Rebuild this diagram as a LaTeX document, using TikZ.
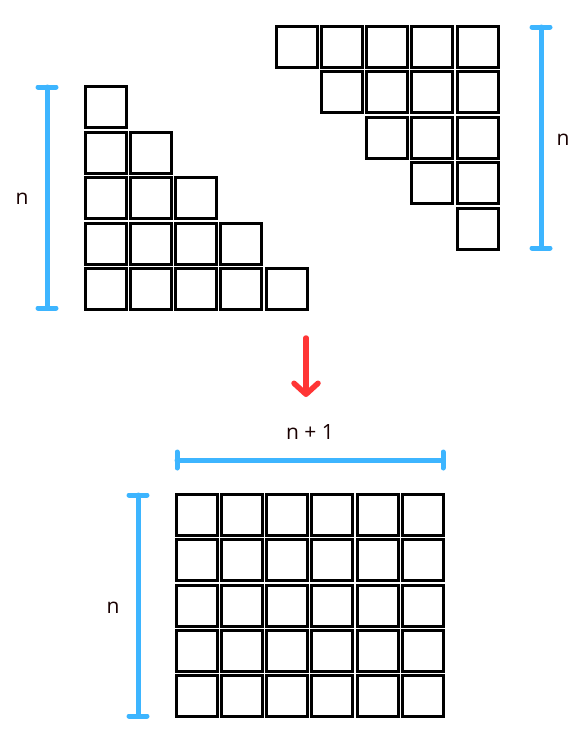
\documentclass[tikz,border=0pt]{standalone}
\usepackage{fontspec}
\setmainfont{Open Sans}
\usepackage{tikz}
\usetikzlibrary{arrows.meta}
\definecolor{BarBlue}{HTML}{3DB5FF}
\definecolor{ArrowRed}{HTML}{FF3535}
\tikzset{
  % Square styles
  cell/.style={rectangle, draw=black, line width=3pt, minimum size=41pt, inner sep=0pt, outer sep=0pt},
  % Bar styles
  dimbar/.style={BarBlue, line width=5pt, line cap=round},
  % Arrow styles
  redarrow/.style={-{Straight Barb[length=11pt, width=24pt, round]}, ArrowRed, line width=5.5pt, line cap=round},
  % Label styles
  dimlabel/.style={font=\fontsize{21}{25}\selectfont, text=black!90!red}
}
\begin{document}
\begin{tikzpicture}[x=1pt, y=-1pt]
  \useasboundingbox (0,0) rectangle (587,744);

  % left staircase
  \foreach \r in {0,...,4}
    \foreach \c in {0,...,\r}
      \node[cell] (left-\r-\c) at ({105.5+45.3*\c}, {107+45.5*\r}) {};

  % right staircase
  \foreach \r in {0,...,4}
    \foreach \c in {\r,...,4}
      \node[cell] (right-\r-\c) at ({296.5+45.3*\c}, {46.5+45.5*\r}) {};

  % rectangle of n x (n+1)
  \foreach \r in {0,...,4}
    \foreach \c in {0,...,5}
      \node[cell] (grid-\r-\c) at ({196.5+45.3*\c}, {515+45.3*\r}) {};

  % dimension bars
  \coordinate (lefttop) at (47,87);
  \coordinate (leftbot) at (47,308);
  \draw[dimbar] (lefttop) -- (leftbot);
  \draw[dimbar] ([xshift=-9pt]lefttop) -- ([xshift=9pt]lefttop);
  \draw[dimbar] ([xshift=-9pt]leftbot) -- ([xshift=9pt]leftbot);

  \coordinate (righttop) at (541,27);
  \coordinate (rightbot) at (541,248);
  \draw[dimbar] (righttop) -- (rightbot);
  \draw[dimbar] ([xshift=-9pt]righttop) -- ([xshift=9pt]righttop);
  \draw[dimbar] ([xshift=-9pt]rightbot) -- ([xshift=9pt]rightbot);

  \coordinate (widthleft) at (177,460);
  \coordinate (widthright) at (443,460);
  \draw[dimbar] (widthleft) -- (widthright);
  \draw[dimbar] ([yshift=-8pt]widthleft) -- ([yshift=8pt]widthleft);
  \draw[dimbar] ([yshift=-8pt]widthright) -- ([yshift=8pt]widthright);

  \coordinate (gridtop) at (138,495);
  \coordinate (gridbot) at (138,716);
  \draw[dimbar] (gridtop) -- (gridbot);
  \draw[dimbar] ([xshift=-9pt]gridtop) -- ([xshift=9pt]gridtop);
  \draw[dimbar] ([xshift=-9pt]gridbot) -- ([xshift=9pt]gridbot);

  % labels
  \node[dimlabel] (leftn) at (22,199) {n};
  \node[dimlabel] (rightn) at (563,140) {n};
  \node[dimlabel] (widthn) at (310,432) {n + 1};
  \node[dimlabel] (gridn) at (113,608) {n};

  % arrow
  \coordinate (arrowtop) at (306,338);
  \coordinate (arrowbot) at (306,397);
  \draw[redarrow] (arrowtop) -- (arrowbot);
\end{tikzpicture}
\end{document}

Task description: Extract the lines exactly, please: the first line of the listing, the line with "([xshift=-9pt]leftbot) -- ([xshift=9pt]leftbot);", and every line between them, but no pictures.

Task solution:
Rebuild this diagram as a LaTeX document, using TikZ.
\documentclass[tikz,border=0pt]{standalone}
\usepackage{fontspec}
\setmainfont{Open Sans}
\usepackage{tikz}
\usetikzlibrary{arrows.meta}
\definecolor{BarBlue}{HTML}{3DB5FF}
\definecolor{ArrowRed}{HTML}{FF3535}
\tikzset{
  % Square styles
  cell/.style={rectangle, draw=black, line width=3pt, minimum size=41pt, inner sep=0pt, outer sep=0pt},
  % Bar styles
  dimbar/.style={BarBlue, line width=5pt, line cap=round},
  % Arrow styles
  redarrow/.style={-{Straight Barb[length=11pt, width=24pt, round]}, ArrowRed, line width=5.5pt, line cap=round},
  % Label styles
  dimlabel/.style={font=\fontsize{21}{25}\selectfont, text=black!90!red}
}
\begin{document}
\begin{tikzpicture}[x=1pt, y=-1pt]
  \useasboundingbox (0,0) rectangle (587,744);

  % left staircase
  \foreach \r in {0,...,4}
    \foreach \c in {0,...,\r}
      \node[cell] (left-\r-\c) at ({105.5+45.3*\c}, {107+45.5*\r}) {};

  % right staircase
  \foreach \r in {0,...,4}
    \foreach \c in {\r,...,4}
      \node[cell] (right-\r-\c) at ({296.5+45.3*\c}, {46.5+45.5*\r}) {};

  % rectangle of n x (n+1)
  \foreach \r in {0,...,4}
    \foreach \c in {0,...,5}
      \node[cell] (grid-\r-\c) at ({196.5+45.3*\c}, {515+45.3*\r}) {};

  % dimension bars
  \coordinate (lefttop) at (47,87);
  \coordinate (leftbot) at (47,308);
  \draw[dimbar] (lefttop) -- (leftbot);
  \draw[dimbar] ([xshift=-9pt]lefttop) -- ([xshift=9pt]lefttop);
  \draw[dimbar] ([xshift=-9pt]leftbot) -- ([xshift=9pt]leftbot);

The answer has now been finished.